Last Minute Shopping: Zwann Grays Weighs In On Holiday Wines

By Neat Pour Staff |

Are you one of those people who need to run into the supermarket to grab a bottle of wine on your way to a Thanksgiving feast? We’ve been there also. That’s why this year, we check in with Zwann Grays, Wine Director of NYC’s Olmsted.

Anyone who has ever looked at the wine shop floor stacks in late November can tell you that Beaujolais Nouveau is the popular push for the holiday. However, Grays prefers a different standard as a starting point. “Square one is bubbles. You can’t go wrong with bubbles,” she declared.

Grays advises that champagne, spumante, or just about anything sparkling pairs well with most flavors. It’s also a great aperitif and it won’t destroy your palate for the remainder of the day. “A lot of time the food is not ready right when everyone gets together. You don’t want to start red,” she noted.

Almost as important as the flavor profiles, Grays praised sparkling wines for their popularity; basically, everyone loves them. She observed, “Bubbles go a long way. Anything sparkling will get drinken.”

Another wine that is often overlooked in the rush to the typical Pinot Noir are whites according to the expert. While she cautioned to stay away from Sauvignon Blancs and American Chardonnay on Turkey Day, she offered a few alternatives and singled out white Rhône and Burgundys as perfect matches for the feast.

“White burgundy stands out to me,” said Grays. “It’s not my normally go to, but it’s a holiday. Burgundy reads ‘classic’. It says that you cared enough to bring something special.”

For those looking for a less pricey white, Grays suggested Riesling as an option. “Riesling is a great underdog and nine out of ten bottles are very food friendly,” she added. “The ABV is super low. Maybe, there’s a little residual sugar, but a little sugar is not going to hurt you.”

The sommelier also mentioned, current Languedoc darling, Piquepoul as an option. “They’re very inexpensive. Then fresh acidity pairs well and it refreshes your palate.”

Grays is not opposed to reds. On that side, she is a fan of Gamays and Spanish Garnachas. However, she offered, “Any type of fun light red can go a long way.”
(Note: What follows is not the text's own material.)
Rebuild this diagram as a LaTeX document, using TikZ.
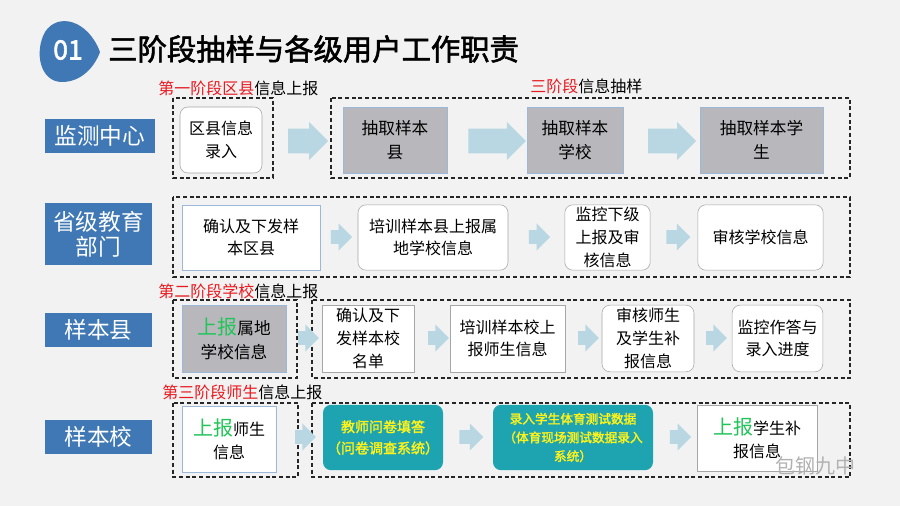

However, on Thanksgiving, the emphasis is on light. “Look at ABV. Try to keep it around 12-ish or under. When you get to 13.5, it can obliterate the palate,” the pro explained. “People have been slaving all day on this meal, you want to to be able to taste it.”

If you’re really stuck, Grays provided one break-the-glass-in-emergency plan. “Any Kermit Lynch! If you see that on the back of the label buy it,” she exclaimed. “It will be good and it will please the masses.”

The key, according to Grays, is to be open-minded. “Thanksgiving is one of those times you try something different,” she told NP. “Don’t overloook the unfamiliar.”